* **DIRECTIONS FOR THIS TASK**: Give the material once more, word for word, without any images.
::::::
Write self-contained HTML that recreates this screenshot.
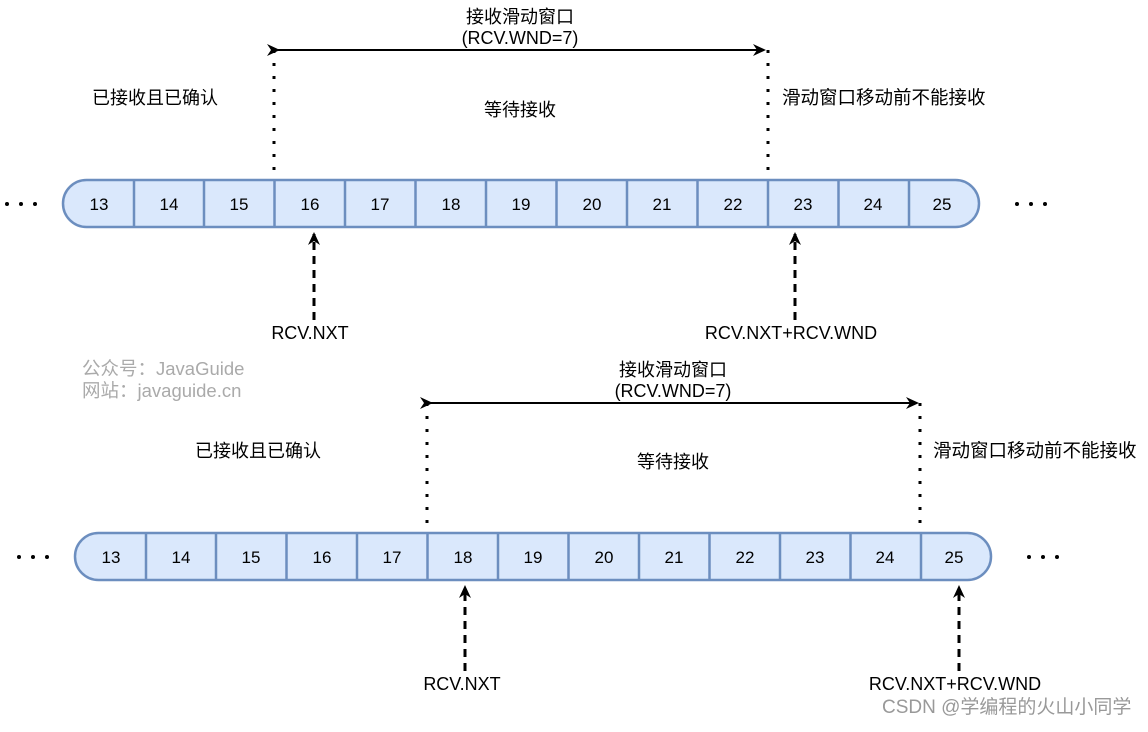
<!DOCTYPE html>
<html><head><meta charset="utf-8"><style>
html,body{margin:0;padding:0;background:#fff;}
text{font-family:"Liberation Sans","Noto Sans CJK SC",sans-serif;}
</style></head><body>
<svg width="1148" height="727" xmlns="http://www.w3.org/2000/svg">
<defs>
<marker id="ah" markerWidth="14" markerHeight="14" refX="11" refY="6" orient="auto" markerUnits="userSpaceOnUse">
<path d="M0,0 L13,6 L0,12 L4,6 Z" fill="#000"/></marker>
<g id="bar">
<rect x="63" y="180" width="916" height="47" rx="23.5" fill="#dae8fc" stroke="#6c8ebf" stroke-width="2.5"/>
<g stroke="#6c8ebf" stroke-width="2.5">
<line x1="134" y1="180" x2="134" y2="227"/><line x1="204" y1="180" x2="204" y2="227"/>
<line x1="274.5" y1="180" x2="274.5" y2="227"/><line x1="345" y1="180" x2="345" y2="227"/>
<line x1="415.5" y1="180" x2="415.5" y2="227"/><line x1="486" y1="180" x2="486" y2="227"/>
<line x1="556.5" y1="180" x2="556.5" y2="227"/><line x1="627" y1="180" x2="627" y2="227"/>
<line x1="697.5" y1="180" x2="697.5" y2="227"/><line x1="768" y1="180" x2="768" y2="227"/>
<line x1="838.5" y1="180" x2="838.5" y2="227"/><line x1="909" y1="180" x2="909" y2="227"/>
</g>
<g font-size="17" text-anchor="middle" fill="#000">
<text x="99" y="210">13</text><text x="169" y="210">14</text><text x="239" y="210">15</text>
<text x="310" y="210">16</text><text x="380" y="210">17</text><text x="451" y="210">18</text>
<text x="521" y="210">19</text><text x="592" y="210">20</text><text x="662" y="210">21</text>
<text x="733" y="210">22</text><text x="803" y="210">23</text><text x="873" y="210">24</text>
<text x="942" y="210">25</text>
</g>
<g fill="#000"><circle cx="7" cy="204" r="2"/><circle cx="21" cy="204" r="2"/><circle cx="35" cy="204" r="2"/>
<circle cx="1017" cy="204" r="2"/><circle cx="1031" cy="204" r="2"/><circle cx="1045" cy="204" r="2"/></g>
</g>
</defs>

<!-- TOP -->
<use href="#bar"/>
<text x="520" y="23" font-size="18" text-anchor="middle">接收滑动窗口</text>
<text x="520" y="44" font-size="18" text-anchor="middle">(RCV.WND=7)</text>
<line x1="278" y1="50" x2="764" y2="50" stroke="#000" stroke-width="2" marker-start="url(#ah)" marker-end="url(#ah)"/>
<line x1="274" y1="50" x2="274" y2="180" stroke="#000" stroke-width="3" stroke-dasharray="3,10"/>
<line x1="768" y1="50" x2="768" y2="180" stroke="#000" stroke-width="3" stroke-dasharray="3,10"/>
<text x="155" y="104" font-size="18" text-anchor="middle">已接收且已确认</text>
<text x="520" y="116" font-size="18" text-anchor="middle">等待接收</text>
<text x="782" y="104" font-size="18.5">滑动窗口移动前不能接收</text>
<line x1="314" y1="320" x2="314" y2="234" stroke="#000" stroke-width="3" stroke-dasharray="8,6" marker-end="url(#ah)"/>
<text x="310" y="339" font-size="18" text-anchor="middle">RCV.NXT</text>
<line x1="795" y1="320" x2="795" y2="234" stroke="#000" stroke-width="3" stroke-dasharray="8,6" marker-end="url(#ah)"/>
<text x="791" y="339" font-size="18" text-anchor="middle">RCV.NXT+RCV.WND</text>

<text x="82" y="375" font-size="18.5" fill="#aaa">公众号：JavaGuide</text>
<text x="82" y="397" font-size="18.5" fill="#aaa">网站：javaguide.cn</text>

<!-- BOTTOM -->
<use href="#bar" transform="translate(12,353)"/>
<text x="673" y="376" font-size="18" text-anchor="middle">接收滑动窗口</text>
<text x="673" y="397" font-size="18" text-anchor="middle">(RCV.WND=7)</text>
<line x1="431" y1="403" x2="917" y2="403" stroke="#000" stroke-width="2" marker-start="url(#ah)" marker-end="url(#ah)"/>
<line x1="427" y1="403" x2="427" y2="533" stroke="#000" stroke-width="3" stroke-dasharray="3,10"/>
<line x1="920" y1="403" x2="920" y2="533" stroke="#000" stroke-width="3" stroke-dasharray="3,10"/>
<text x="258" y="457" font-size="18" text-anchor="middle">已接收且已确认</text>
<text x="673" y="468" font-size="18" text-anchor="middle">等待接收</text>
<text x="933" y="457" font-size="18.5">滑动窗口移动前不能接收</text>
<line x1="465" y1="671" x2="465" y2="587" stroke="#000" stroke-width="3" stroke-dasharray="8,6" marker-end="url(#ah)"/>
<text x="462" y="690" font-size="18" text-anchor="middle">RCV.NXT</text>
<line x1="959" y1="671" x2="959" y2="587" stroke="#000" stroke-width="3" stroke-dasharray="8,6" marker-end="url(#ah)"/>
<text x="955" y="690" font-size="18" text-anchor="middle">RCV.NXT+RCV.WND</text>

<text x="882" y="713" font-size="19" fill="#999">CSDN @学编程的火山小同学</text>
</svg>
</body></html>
::::::
* **FINISHED TASK**:
Write self-contained HTML that recreates this screenshot.
<!DOCTYPE html>
<html><head><meta charset="utf-8"><style>
html,body{margin:0;padding:0;background:#fff;}
text{font-family:"Liberation Sans","Noto Sans CJK SC",sans-serif;}
</style></head><body>
<svg width="1148" height="727" xmlns="http://www.w3.org/2000/svg">
<defs>
<marker id="ah" markerWidth="14" markerHeight="14" refX="11" refY="6" orient="auto" markerUnits="userSpaceOnUse">
<path d="M0,0 L13,6 L0,12 L4,6 Z" fill="#000"/></marker>
<g id="bar">
<rect x="63" y="180" width="916" height="47" rx="23.5" fill="#dae8fc" stroke="#6c8ebf" stroke-width="2.5"/>
<g stroke="#6c8ebf" stroke-width="2.5">
<line x1="134" y1="180" x2="134" y2="227"/><line x1="204" y1="180" x2="204" y2="227"/>
<line x1="274.5" y1="180" x2="274.5" y2="227"/><line x1="345" y1="180" x2="345" y2="227"/>
<line x1="415.5" y1="180" x2="415.5" y2="227"/><line x1="486" y1="180" x2="486" y2="227"/>
<line x1="556.5" y1="180" x2="556.5" y2="227"/><line x1="627" y1="180" x2="627" y2="227"/>
<line x1="697.5" y1="180" x2="697.5" y2="227"/><line x1="768" y1="180" x2="768" y2="227"/>
<line x1="838.5" y1="180" x2="838.5" y2="227"/><line x1="909" y1="180" x2="909" y2="227"/>
</g>
<g font-size="17" text-anchor="middle" fill="#000">
<text x="99" y="210">13</text><text x="169" y="210">14</text><text x="239" y="210">15</text>
<text x="310" y="210">16</text><text x="380" y="210">17</text><text x="451" y="210">18</text>
<text x="521" y="210">19</text><text x="592" y="210">20</text><text x="662" y="210">21</text>
<text x="733" y="210">22</text><text x="803" y="210">23</text><text x="873" y="210">24</text>
<text x="942" y="210">25</text>
</g>
<g fill="#000"><circle cx="7" cy="204" r="2"/><circle cx="21" cy="204" r="2"/><circle cx="35" cy="204" r="2"/>
<circle cx="1017" cy="204" r="2"/><circle cx="1031" cy="204" r="2"/><circle cx="1045" cy="204" r="2"/></g>
</g>
</defs>

<!-- TOP -->
<use href="#bar"/>
<text x="520" y="23" font-size="18" text-anchor="middle">接收滑动窗口</text>
<text x="520" y="44" font-size="18" text-anchor="middle">(RCV.WND=7)</text>
<line x1="278" y1="50" x2="764" y2="50" stroke="#000" stroke-width="2" marker-start="url(#ah)" marker-end="url(#ah)"/>
<line x1="274" y1="50" x2="274" y2="180" stroke="#000" stroke-width="3" stroke-dasharray="3,10"/>
<line x1="768" y1="50" x2="768" y2="180" stroke="#000" stroke-width="3" stroke-dasharray="3,10"/>
<text x="155" y="104" font-size="18" text-anchor="middle">已接收且已确认</text>
<text x="520" y="116" font-size="18" text-anchor="middle">等待接收</text>
<text x="782" y="104" font-size="18.5">滑动窗口移动前不能接收</text>
<line x1="314" y1="320" x2="314" y2="234" stroke="#000" stroke-width="3" stroke-dasharray="8,6" marker-end="url(#ah)"/>
<text x="310" y="339" font-size="18" text-anchor="middle">RCV.NXT</text>
<line x1="795" y1="320" x2="795" y2="234" stroke="#000" stroke-width="3" stroke-dasharray="8,6" marker-end="url(#ah)"/>
<text x="791" y="339" font-size="18" text-anchor="middle">RCV.NXT+RCV.WND</text>

<text x="82" y="375" font-size="18.5" fill="#aaa">公众号：JavaGuide</text>
<text x="82" y="397" font-size="18.5" fill="#aaa">网站：javaguide.cn</text>

<!-- BOTTOM -->
<use href="#bar" transform="translate(12,353)"/>
<text x="673" y="376" font-size="18" text-anchor="middle">接收滑动窗口</text>
<text x="673" y="397" font-size="18" text-anchor="middle">(RCV.WND=7)</text>
<line x1="431" y1="403" x2="917" y2="403" stroke="#000" stroke-width="2" marker-start="url(#ah)" marker-end="url(#ah)"/>
<line x1="427" y1="403" x2="427" y2="533" stroke="#000" stroke-width="3" stroke-dasharray="3,10"/>
<line x1="920" y1="403" x2="920" y2="533" stroke="#000" stroke-width="3" stroke-dasharray="3,10"/>
<text x="258" y="457" font-size="18" text-anchor="middle">已接收且已确认</text>
<text x="673" y="468" font-size="18" text-anchor="middle">等待接收</text>
<text x="933" y="457" font-size="18.5">滑动窗口移动前不能接收</text>
<line x1="465" y1="671" x2="465" y2="587" stroke="#000" stroke-width="3" stroke-dasharray="8,6" marker-end="url(#ah)"/>
<text x="462" y="690" font-size="18" text-anchor="middle">RCV.NXT</text>
<line x1="959" y1="671" x2="959" y2="587" stroke="#000" stroke-width="3" stroke-dasharray="8,6" marker-end="url(#ah)"/>
<text x="955" y="690" font-size="18" text-anchor="middle">RCV.NXT+RCV.WND</text>

<text x="882" y="713" font-size="19" fill="#999">CSDN @学编程的火山小同学</text>
</svg>
</body></html>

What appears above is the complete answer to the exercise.